* Instruction:
Repeat every line exactly, keeping the pictures out of the copy.

* Collected material:
+ + + + + + +
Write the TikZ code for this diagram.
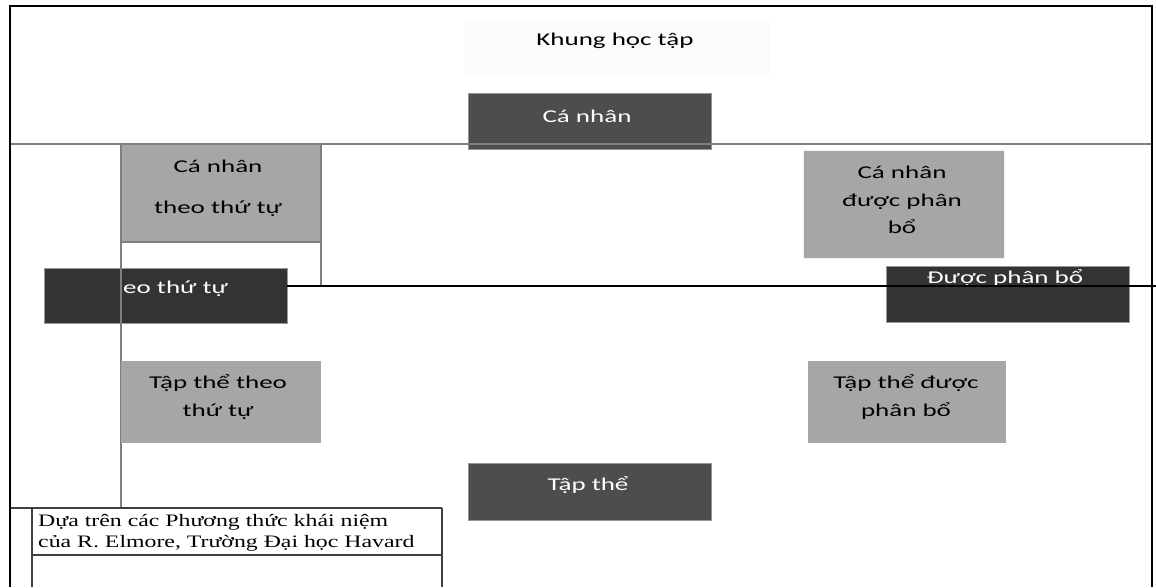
\documentclass[tikz,border=0pt]{standalone}
\usepackage{fontspec}
\setmainfont{Carlito}[FakeStretch=1.5]
\newfontfamily\serifvn{Liberation Serif}[FakeStretch=1.36]
\definecolor{boxdark}{HTML}{4D4D4D}
\definecolor{boxdarker}{HTML}{333333}
\definecolor{boxgray}{HTML}{A6A6A6}
\definecolor{linegray}{HTML}{7F7F7F}
\definecolor{edgegray}{HTML}{404040}
\definecolor{offwhite}{HTML}{FCFCFC}
\begin{document}
\begin{tikzpicture}[x=1pt,y=-1pt,
  boxbase/.style={anchor=north west, inner sep=0pt, outer sep=0pt},
  darkbox/.style={boxbase, fill=boxdark, draw=boxdark!60!white, line width=0.6pt},
  darkerbox/.style={boxbase, fill=boxdarker, draw=boxdarker!50!white, line width=0.6pt},
  graybox/.style={boxbase, fill=boxgray, draw=white!85!boxgray, line width=0.8pt},
  titlebox/.style={boxbase, fill=offwhite, draw=none},
  wtxt/.style={text=white, inner sep=0pt, font=\fontsize{18}{27.5}\selectfont, align=center},
  btxt/.style={text=black, inner sep=0pt, font=\fontsize{18}{27.5}\selectfont, align=center},
  frameline/.style={black, line width=2pt},
  grayline/.style={linegray, line width=1.5pt},
  blackline/.style={black, line width=1.6pt},
  noteline/.style={edgegray, line width=2pt}
]
\useasboundingbox (0,0) rectangle (1156,587);
\fill[white] (0,0) rectangle (1156,587);

% title
\node[titlebox, minimum width=305pt, minimum height=56pt] (khungbox) at (465,18) {};
\node[btxt] (khung) at (615,41) {Khung học tập};

% individual ordered (gray box with outline)
\node[boxbase, fill=boxgray, draw=linegray, line width=1.5pt, minimum width=200pt, minimum height=98pt] (cntt) at (121,144) {};
\node[btxt] (cntt1) at (218,166) {Cá nhân};
\node[btxt] (cntt2) at (218,209) {theo thứ tự};
\coordinate (cnttR) at (321,286);
\draw[grayline] (cntt.north east) -- (cnttR);

% individual (top dark box)
\node[darkbox, minimum width=243pt, minimum height=56pt] (canhan) at (468,93) {};
\node[wtxt] (canhanT) at (587,116) {Cá nhân};

% horizontal gray axis
\coordinate (hL) at (10,144);
\coordinate (hR) at (1152,144);
\draw[grayline] (hL) -- (hR);

% individual allocated
\node[graybox, minimum width=201pt, minimum height=108pt] (cnpb) at (803,150) {};
\node[btxt] (cnpbT) at (902,200) {Cá nhân\\được phân\\bổ};

% allocated (right dark box)
\node[darkerbox, minimum width=243pt, minimum height=56pt] (duocpb) at (886,266) {};
\node[wtxt] (duocpbT) at (1005,278) {Được phân bổ};

% ordered (left dark box)
\node[darkerbox, minimum width=243pt, minimum height=55pt] (theott) at (44,268) {};
\node[wtxt, anchor=west] (theottT) at (123,289) {eo thứ tự};

% black horizontal axis
\coordinate (axL) at (287,286);
\coordinate (axR) at (1156,286);
\draw[blackline] (axL) -- (axR);

% vertical gray line
\coordinate (vB) at (121,508);
\draw[grayline] (cntt.north west) -- (vB);

% collective ordered
\node[graybox, minimum width=200pt, minimum height=82pt, draw=none] (tttt) at (121,361) {};
\node[btxt] (ttttT) at (218,397) {Tập thể theo\\thứ tự};

% collective allocated
\node[graybox, minimum width=198pt, minimum height=82pt, draw=none] (ttpb) at (808,361) {};
\node[btxt] (ttpbT) at (906,397) {Tập thể được\\phân bổ};

% collective (bottom dark box)
\node[darkbox, minimum width=243pt, minimum height=57pt] (tapthe) at (468,463) {};
\node[wtxt] (taptheT) at (588,485) {Tập thể};

% note box
\coordinate (nTL) at (10,508);
\coordinate (nTR) at (442,508);
\coordinate (nIL) at (32,508);
\coordinate (nIB) at (32,587);
\coordinate (nML) at (32,555);
\coordinate (nMR) at (442,555);
\coordinate (nRB) at (442,587);
\draw[noteline] (nTL) -- (nTR);
\draw[noteline] (nIL) -- (nIB);
\draw[noteline] (nML) -- (nMR);
\draw[noteline] (nTR) -- (nRB);
\node[text=black, inner sep=0pt, anchor=north west, align=left, font=\serifvn\fontsize{17.5}{21}\selectfont] (note) at (38,514) {Dựa trên các Phương thức khái niệm\\của R. Elmore, Trường Đại học Havard};

% frame
\coordinate (fTL) at (10,6);
\coordinate (fTR) at (1152,6);
\coordinate (fBL) at (10,587);
\coordinate (fBR) at (1152,587);
\draw[frameline] (fBL) -- (fTL) -- (fTR) -- (fBR);
\end{tikzpicture}
\end{document}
+ + + + + + +
* Response to this exercise:
Write the TikZ code for this diagram.
\documentclass[tikz,border=0pt]{standalone}
\usepackage{fontspec}
\setmainfont{Carlito}[FakeStretch=1.5]
\newfontfamily\serifvn{Liberation Serif}[FakeStretch=1.36]
\definecolor{boxdark}{HTML}{4D4D4D}
\definecolor{boxdarker}{HTML}{333333}
\definecolor{boxgray}{HTML}{A6A6A6}
\definecolor{linegray}{HTML}{7F7F7F}
\definecolor{edgegray}{HTML}{404040}
\definecolor{offwhite}{HTML}{FCFCFC}
\begin{document}
\begin{tikzpicture}[x=1pt,y=-1pt,
  boxbase/.style={anchor=north west, inner sep=0pt, outer sep=0pt},
  darkbox/.style={boxbase, fill=boxdark, draw=boxdark!60!white, line width=0.6pt},
  darkerbox/.style={boxbase, fill=boxdarker, draw=boxdarker!50!white, line width=0.6pt},
  graybox/.style={boxbase, fill=boxgray, draw=white!85!boxgray, line width=0.8pt},
  titlebox/.style={boxbase, fill=offwhite, draw=none},
  wtxt/.style={text=white, inner sep=0pt, font=\fontsize{18}{27.5}\selectfont, align=center},
  btxt/.style={text=black, inner sep=0pt, font=\fontsize{18}{27.5}\selectfont, align=center},
  frameline/.style={black, line width=2pt},
  grayline/.style={linegray, line width=1.5pt},
  blackline/.style={black, line width=1.6pt},
  noteline/.style={edgegray, line width=2pt}
]
\useasboundingbox (0,0) rectangle (1156,587);
\fill[white] (0,0) rectangle (1156,587);

% title
\node[titlebox, minimum width=305pt, minimum height=56pt] (khungbox) at (465,18) {};
\node[btxt] (khung) at (615,41) {Khung học tập};

% individual ordered (gray box with outline)
\node[boxbase, fill=boxgray, draw=linegray, line width=1.5pt, minimum width=200pt, minimum height=98pt] (cntt) at (121,144) {};
\node[btxt] (cntt1) at (218,166) {Cá nhân};
\node[btxt] (cntt2) at (218,209) {theo thứ tự};
\coordinate (cnttR) at (321,286);
\draw[grayline] (cntt.north east) -- (cnttR);

% individual (top dark box)
\node[darkbox, minimum width=243pt, minimum height=56pt] (canhan) at (468,93) {};
\node[wtxt] (canhanT) at (587,116) {Cá nhân};

% horizontal gray axis
\coordinate (hL) at (10,144);
\coordinate (hR) at (1152,144);
\draw[grayline] (hL) -- (hR);

% individual allocated
\node[graybox, minimum width=201pt, minimum height=108pt] (cnpb) at (803,150) {};
\node[btxt] (cnpbT) at (902,200) {Cá nhân\\được phân\\bổ};

% allocated (right dark box)
\node[darkerbox, minimum width=243pt, minimum height=56pt] (duocpb) at (886,266) {};
\node[wtxt] (duocpbT) at (1005,278) {Được phân bổ};

% ordered (left dark box)
\node[darkerbox, minimum width=243pt, minimum height=55pt] (theott) at (44,268) {};
\node[wtxt, anchor=west] (theottT) at (123,289) {eo thứ tự};

% black horizontal axis
\coordinate (axL) at (287,286);
\coordinate (axR) at (1156,286);
\draw[blackline] (axL) -- (axR);

% vertical gray line
\coordinate (vB) at (121,508);
\draw[grayline] (cntt.north west) -- (vB);

% collective ordered
\node[graybox, minimum width=200pt, minimum height=82pt, draw=none] (tttt) at (121,361) {};
\node[btxt] (ttttT) at (218,397) {Tập thể theo\\thứ tự};

% collective allocated
\node[graybox, minimum width=198pt, minimum height=82pt, draw=none] (ttpb) at (808,361) {};
\node[btxt] (ttpbT) at (906,397) {Tập thể được\\phân bổ};

% collective (bottom dark box)
\node[darkbox, minimum width=243pt, minimum height=57pt] (tapthe) at (468,463) {};
\node[wtxt] (taptheT) at (588,485) {Tập thể};

% note box
\coordinate (nTL) at (10,508);
\coordinate (nTR) at (442,508);
\coordinate (nIL) at (32,508);
\coordinate (nIB) at (32,587);
\coordinate (nML) at (32,555);
\coordinate (nMR) at (442,555);
\coordinate (nRB) at (442,587);
\draw[noteline] (nTL) -- (nTR);
\draw[noteline] (nIL) -- (nIB);
\draw[noteline] (nML) -- (nMR);
\draw[noteline] (nTR) -- (nRB);
\node[text=black, inner sep=0pt, anchor=north west, align=left, font=\serifvn\fontsize{17.5}{21}\selectfont] (note) at (38,514) {Dựa trên các Phương thức khái niệm\\của R. Elmore, Trường Đại học Havard};

% frame
\coordinate (fTL) at (10,6);
\coordinate (fTR) at (1152,6);
\coordinate (fBL) at (10,587);
\coordinate (fBR) at (1152,587);
\draw[frameline] (fBL) -- (fTL) -- (fTR) -- (fBR);
\end{tikzpicture}
\end{document}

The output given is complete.